4. (or some other alternative that's totally not obvious to me? are there more ideas possible?)
- a lot of this is *exactly* the same constraints and interests as any other developer wanting to write their own generic code over these interfaces will have, and by optimizing to make Selectors easy to implement, you'll please every other developer wanting to write generic code. So _even if you DGAF about Selectors, these are still good things to pay attention to_.
- what do we need to discover about WASM?
- hypothesis to test: Node interface might make delayed materialization easier
- also might not be the perfect interface for that: the "prime"-style Node interface has entirely single-step lookup methods.
- best you can do with this is: parse a block into a "skip tree" of index info while deferring other processing.
- if trying to stride over data doing the truly minimal work, getting several step instructions at once is generally going to be the ideal.
- legitimately may want to spike some sort of demo/benchmark that checks how fast it is to transcode one codec to cbor and then pass the whole cbor binary back out to JS.
- this might not answer every question ever about every kind of feature we might want WASM for... but it's certainly interesting for the "fallback codecs" feature, which is also the one most clearly understood.
- not an immediate goal to micro-optimize: just to get order-of-magnitude understandings backed by evidence.
- this won't tell us anything alone unless there's something to compare it with, so other spikes required too.
- would WASM-backed nodes prompt the async question?
- is it the same as ADLs or subtly different?
- if both do, and we couldn't fold this into the standard Node interface: can we at least unify their feature detection for this into one thing?
- scope bounding-box question: what would we think (hypothetically!) of implementing *Selectors* in WASM?
- purpose of asking this question is to think about how much logic we'd be willing to push into WASM in order to avoid round-trips. (**not** because we'd actually do this work anytime soon.)
- possible that we wouldn't really want to do this at all: do we want to tell _every_ developer that wants to do some generic code that they should actually do it on the side that's in-WASM rather than their preferred host langauge?
- probably not
- well, maybe. but would require designing and stabilizing a whole API for the in-WASM side! and that's a whole different ball o' wax. and might just plain be a little premature at the present date.
- what do we need to discover about JS in general?
- are Proxy objects a good idea? are they fast, do they provide desirable DX?
- grep to other mentions of "Proxy" in this braindump to see why this matters.
---
---
---
2020 early
----------
### Goals
- Enable IPFS peers operate on DAGs that use user space codecs without making them to converge on same codec configuration.
- Language agnostic codec implementations that can be used across go-ipfs, js-ipfs, rust-ipfs, etc..
### Approach
- Codecs are implemnted in WASM that comply with a specific interface (agnostic of the source language so they could be implemented in any language that can compile to WASM).
- Binary WASM modules are distributed via IPFS network and identified by a CID.
- IPFS nodes use embedded WASM VM (e.g https://wasmer.io) to load a WAMS module codecs and perform codec operations.
### Design Constraints
- Whatever WASM interface ends up being will have to be supported **FOREVER** or data will become inaccesible.
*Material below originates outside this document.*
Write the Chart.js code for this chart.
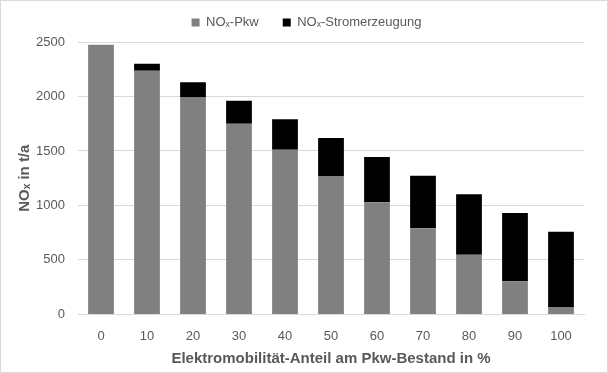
<!DOCTYPE html>
<html>
<head>
<meta charset="utf-8">
<script src="https://cdn.jsdelivr.net/npm/chart.js@4"></script>
<style>
  html, body { margin: 0; padding: 0; background: #fff; }
  #box { width: 608px; height: 373px; box-sizing: border-box; border: 1px solid #d9d9d9; position: relative; }
  canvas { display: block; }
</style>
</head>
<body>
<div id="box"><canvas id="chart" width="606" height="371"></canvas></div>
<script>
// Anteil E-Mobilität in %
const shares = ['0', '10', '20', '30', '40', '50', '60', '70', '80', '90', '100'];
// NOx-Emissionen in t/a
const noxPkw = [2475, 2235, 1990, 1750, 1510, 1270, 1030, 790, 548, 305, 68];
const noxStrom = [0, 65, 140, 210, 280, 350, 415, 483, 555, 625, 690];
const yTicks = [0, 500, 1000, 1500, 2000, 2500];

const textColor = '#595959';
const gridColor = '#d9d9d9';
const fontFam = 'Liberation Sans, Arial, sans-serif';

// Legende wie in Excel über der ganzen Grafik zentrieren
const legendShift = {
    id: 'legendShift',
    afterLayout(chart) {
        const lg = chart.legend;
        lg.left += 14; lg.right += 14;
        lg.top -= 3; lg.bottom -= 3;
    }
};

new Chart(document.getElementById('chart'), {
    type: 'bar',
    data: {
        labels: shares,
        datasets: [
            {label: 'NOₓ-Pkw', data: noxPkw, backgroundColor: '#808080', barPercentage: 0.56, categoryPercentage: 1},
            {label: 'NOₓ-Stromerzeugung', data: noxStrom, backgroundColor: '#000000', barPercentage: 0.56, categoryPercentage: 1},
        ]
    },
    plugins: [legendShift],
    options: {
        responsive: false,
        animation: false,
        layout: {padding: {left: 0, right: 23, top: -6, bottom: 4}},
        plugins: {
            tooltip: {enabled: false},
            legend: {
                position: 'top',
                labels: {
                    boxWidth: 8, boxHeight: 8, padding: 24,
                    color: textColor,
                    font: {family: fontFam, size: 13}
                }
            }
        },
        scales: {
            x: {
                stacked: true,
                grid: {display: false},
                border: {color: gridColor},
                ticks: {color: textColor, padding: 6, font: {family: fontFam, size: 13}},
                title: {
                    display: true,
                    text: 'Elektromobilität-Anteil am Pkw-Bestand in %',
                    color: textColor,
                    padding: {top: 0, bottom: 0},
                    font: {family: fontFam, size: 15, weight: 'bold'}
                }
            },
            y: {
                stacked: true,
                min: 0, max: 2500,
                afterBuildTicks: (axis) => { axis.ticks = yTicks.map(v => ({value: v})); },
                afterFit: (axis) => { axis.width = 77; },
                grid: {color: gridColor, drawTicks: false},
                border: {display: false},
                ticks: {
                    color: textColor, padding: 13,
                    font: {family: fontFam, size: 13},
                    callback: (v) => String(v)
                },
                title: {
                    display: true,
                    text: 'NOₓ in t/a',
                    color: textColor,
                    padding: {top: 15, bottom: 0},
                    font: {family: fontFam, size: 15, weight: 'bold'}
                }
            }
        }
    }
});
</script>
</body>
</html>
So it is really important to make that interface as futureproof as possible.
### Open Questions
- How does WASM codec info is carried ?
- One idea is to have linking node also provide a link to the codec to be used.
- Another idea is to mash pointer to the wasm-codec into CID.
### Ideas
- We could have a system codec registry (shipped with nodes) and user space registries that are extensions of system registry or other user space regisries. Conceptual idea is that linking node could annotate link with a registry extension (user space registry) to be used with a link. This can form a basis for context passing with following properties:
1. Links carry metadata about a codec with CID.
2. No centralized codec registry is required.
3. Blocks encoded with user space codecs can be decodec given a right registry
- Codecs can verify that passed registry is compatible
- WASM modules could provide an effective way to provide computable link to derived data. E.g. it maybe more efficient to fetch code that can compute HTML source from markdown data than fetching linked HTML source from the network (especially if DAG contains many such links). WASM codecs could provide a way to perform those computations locally and avoid having to fetch computed data.
### Appendix
- [wasm-bindgen design](https://rustwasm.github.io/docs/wasm-bindgen/contributing/design/index.html)